Fourth, the entire background of the 2012 phenomenon is new age. Most of the books on 2012 come from a decidedly new age viewpoint. The 2012 theory has been called the eschatology of the new age movement. They have their own rapture. The founder of the modern 2012 movement, Jose Arguelles says that someday those who aren’t spiritually enlightened enough will be carried away (raptured) from earth in silver ships. They are expecting a time of great global cataclysm and a future age of universal utopia. All of these ideas have been counterfeited by Satan from the biblical blueprint of the end times. The new age movement exalts man and views getting in touch with one’s higher self as the goal of life. Colossians 2:8 speaks to this error: “Don’t let anyone capture you with empty philosophies and high-sounding nonsense that come from human thinking and from the spiritual powers of this world, rather than from Christ” (NLT).
Fifth, 2012 cannot be the time of the Second Coming of Christ, because for that to be true the 70th week of Daniel would have to have begun in 2005 and the rapture would have to have preceded its beginning. Since neither of those events has occurred, 2012 cannot be the time of the Second Coming. Of course, the rapture could occur in 2012. It’s an event that could occur at any moment. It could happen in 2010, 2011, 2012, or any year after that. But if Christ were to come for His bride in 2012 just think of the stir it would incite. Many could use the disappearance of millions of people as further support for their 2012 viewpoint.
Sixth, I believe that the end of the world as we know it won’t occur until the end of the millennial reign of Christ (Revelation 21:1). Since the millennium follows the seven-year tribulation, we know from Scripture that the world can’t “end” for at least another 1,007 years.

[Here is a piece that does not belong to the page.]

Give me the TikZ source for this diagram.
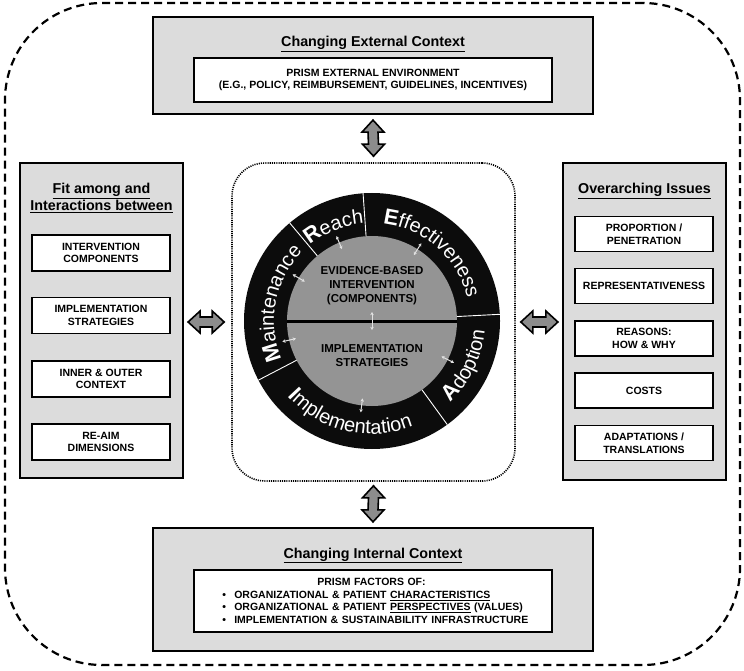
\documentclass[tikz,border=0pt]{standalone}
\usepackage{fontspec}
\setmainfont{Liberation Sans}
\usetikzlibrary{decorations.text, calc, arrows.meta}
\definecolor{boxgray}{HTML}{DCDCDC}
\definecolor{midgray}{HTML}{949494}
\definecolor{arrgray}{HTML}{8C8C8C}
\definecolor{ringblack}{HTML}{0C0C0C}
\definecolor{tinyarrow}{HTML}{E2E2E2}
\newcommand\ringcap{\fontsize{22}{22}\selectfont\bfseries}
\newcommand\ringlow{\fontsize{20}{20}\selectfont}
\tikzset{
  outerbox/.style={draw=black, line width=2.2pt, fill=boxgray, inner sep=0pt},
  innerbox/.style={draw=black, line width=1.8pt, fill=white, inner sep=0pt,
    font=\fontsize{10.5}{12.7}\selectfont\bfseries, align=center},
  titletext/.style={font=\fontsize{14.3}{17}\selectfont\bfseries, align=center, inner sep=0pt},
  circtext/.style={font=\fontsize{11.5}{14}\selectfont\bfseries, align=center, inner sep=0pt, text=black},
  bigarrow/.style={draw=black, line width=1.6pt, fill=arrgray, line join=miter},
  smallarrow/.style={draw=tinyarrow, line width=1pt, {Stealth[length=3.2pt,width=3.6pt]}-{Stealth[length=3.2pt,width=3.6pt]}},
  divider/.style={draw=white, line width=0.9pt},
  ringlabel/.style={decorate, decoration={text along path, text align=center, text color=white, text={#1}}}
}
\newcommand\vbigarrow[2]{%
  \draw[bigarrow] (#1) -- ++(11,12) -- ++(-6,0) -- ($(#2)+(5,-12)$) -- ++(6,0) -- (#2)
    -- ++(-11,-12) -- ++(6,0) -- ($(#1)+(-5,12)$) -- ++(-6,0) -- cycle;}
\newcommand\hbigarrow[2]{%
  \draw[bigarrow] (#1) -- ++(12,-11) -- ++(0,6) -- ($(#2)+(-12,-5)$) -- ++(0,-6) -- (#2)
    -- ++(-12,11) -- ++(0,-6) -- ($(#1)+(12,5)$) -- ++(0,6) -- cycle;}
\begin{document}
\begin{tikzpicture}[x=1pt, y=-1pt]
\useasboundingbox (0,0) rectangle (744,671);
% outer dashed frame
\node[draw=black, line width=2.2pt, dash pattern=on 8pt off 5pt, rounded corners=97pt,
  minimum width=735pt, minimum height=662pt, inner sep=0pt] (frame) at (372.5,334) {};

% top box
\node[outerbox, minimum width=440pt, minimum height=97pt] (ext) at (373,65.5) {};
\node[titletext, anchor=base] (extT) at (373,47) {\underline{Changing External Context}};
\node[innerbox, minimum width=358pt, minimum height=44pt] (extI) at (373,80)
  {PRISM EXTERNAL ENVIRONMENT\\(E.G., POLICY, REIMBURSEMENT, GUIDELINES, INCENTIVES)};

% left box
\node[outerbox, minimum width=163pt, minimum height=315pt] (fit) at (101.5,320.5) {};
\node[titletext] (fitT) at (101.5,198) {\underline{Fit among and}\\\underline{Interactions between}};
\node[innerbox, minimum width=138pt, minimum height=36pt] (f1) at (101,253) {INTERVENTION\\COMPONENTS};
\node[innerbox, minimum width=138pt, minimum height=36pt] (f2) at (101,315.5) {IMPLEMENTATION\\STRATEGIES};
\node[innerbox, minimum width=138pt, minimum height=36pt] (f3) at (101,379) {INNER \& OUTER\\CONTEXT};
\node[innerbox, minimum width=138pt, minimum height=36pt] (f4) at (101,442) {RE-AIM\\DIMENSIONS};

% right box
\node[outerbox, minimum width=163pt, minimum height=317pt] (over) at (644.5,321.5) {};
\node[titletext, anchor=base] (overT) at (644.5,194) {\underline{Overarching Issues}};
\node[innerbox, minimum width=138pt, minimum height=35pt] (o1) at (644,234) {PROPORTION /\\PENETRATION};
\node[innerbox, minimum width=138pt, minimum height=35pt] (o2) at (644,286) {REPRESENTATIVENESS};
\node[innerbox, minimum width=138pt, minimum height=35pt] (o3) at (644,338.5) {REASONS:\\HOW \& WHY};
\node[innerbox, minimum width=138pt, minimum height=35pt] (o4) at (644,390.5) {COSTS};
\node[innerbox, minimum width=138pt, minimum height=35pt] (o5) at (644,443) {ADAPTATIONS /\\TRANSLATIONS};

% bottom box
\node[outerbox, minimum width=440pt, minimum height=123pt] (int) at (373,589.5) {};
\node[titletext, anchor=base] (intT) at (373,558) {\underline{Changing Internal Context}};
\node[innerbox, minimum width=358pt, minimum height=62pt] (bin) at (373,601) {};
\node[font=\fontsize{10.5}{12.7}\selectfont\bfseries, text width=314pt, align=left, inner sep=0pt, anchor=west]
  (bt) at ($(bin.west)+(29,0)$)
  {\hspace*{95pt}PRISM FACTORS OF:\\
   \makebox[12pt][l]{\textbullet}ORGANIZATIONAL \& PATIENT \underline{CHARACTERISTICS}\\
   \makebox[12pt][l]{\textbullet}ORGANIZATIONAL \& PATIENT \underline{PERSPECTIVES} (VALUES)\\
   \makebox[12pt][l]{\textbullet}IMPLEMENTATION \& SUSTAINABILITY INFRASTRUCTURE};

% central dotted box
\node[draw=black, line width=1.6pt, dash pattern=on 1.1pt off 1.1pt, rounded corners=33pt,
  minimum width=283pt, minimum height=318pt, inner sep=0pt] (core) at (373.5,322) {};

% big arrows
\vbigarrow{$(ext.south)+(0,5)$}{$(core.north)+(0,-6)$}
\vbigarrow{$(core.south)+(0,4)$}{$(int.north)+(0,-5)$}
\hbigarrow{$(fit.east|-core.west)+(4,0)$}{$(core.west)+(-7,0)$}
\hbigarrow{$(core.east)+(5,0)$}{$(over.west|-core.east)+(-4,0)$}

% RE-AIM wheel
\begin{scope}[shift={(372,321)}, y=1pt]
  \fill[ringblack] (0,0) circle[radius=128];
  \fill[midgray] (0,0) circle[radius=85];
  \foreach \a in {130,94,3,-54,207.5} \draw[divider] (\a:85) -- (\a:128);
  \draw[black, line width=3pt] (-85,0) -- (85,0);
  \node[circtext] (ebi) at (0,35) {EVIDENCE-BASED\\INTERVENTION\\(COMPONENTS)};
  \node[circtext] (strat) at (0,-34.5) {IMPLEMENTATION\\STRATEGIES};
  \foreach \a in {112.7,57.6,149.6,193,-27,263} \draw[smallarrow] (\a:78) -- (\a:92);
  \draw[smallarrow] (0,9) -- (0,-9);
  \path[ringlabel={|\ringcap|M|\ringlow|aintenance}] (210:98) arc[start angle=210, end angle=128, radius=98];
  \path[ringlabel={|\ringcap|R|\ringlow|each}] (134:98) arc[start angle=134, end angle=90, radius=98];
  \path[ringlabel={|\ringcap|E|\ringlow|ffectiveness}] (96:98) arc[start angle=96, end angle=1, radius=98];
  \path[ringlabel={|\ringcap|A|\ringlow|doption}] (-56:113) arc[start angle=-56, end angle=5, radius=113];
  \path[ringlabel={|\ringcap|I|\ringlow|mplementation}] (205:113) arc[start angle=205, end angle=308, radius=113];
\end{scope}
\end{tikzpicture}
\end{document}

While there are many issues surrounding 12.21.12 that I address in detail in my new book 2012, the Bible and the End of the World, the bottom line is this—while the Mayans knew a great deal about astronomy and calendars, they did not know the future. No man does. Only God knows the future, and He has not revealed any specific dates for either the Second Coming of Jesus or the end of the world. Of course, some unusual things could happen on or near December 21, 2012, but whatever occurs it won’t be the end of the world, the mass extinction of humanity or some quantum leap to a new level of human consciousness. They don’t know when the world will end. Only God knows, and He isn’t telling anyone on earth.
May the Lord strengthen us and arm us with the truth so that we can be more faithful ambassadors of our Lord Jesus Christ.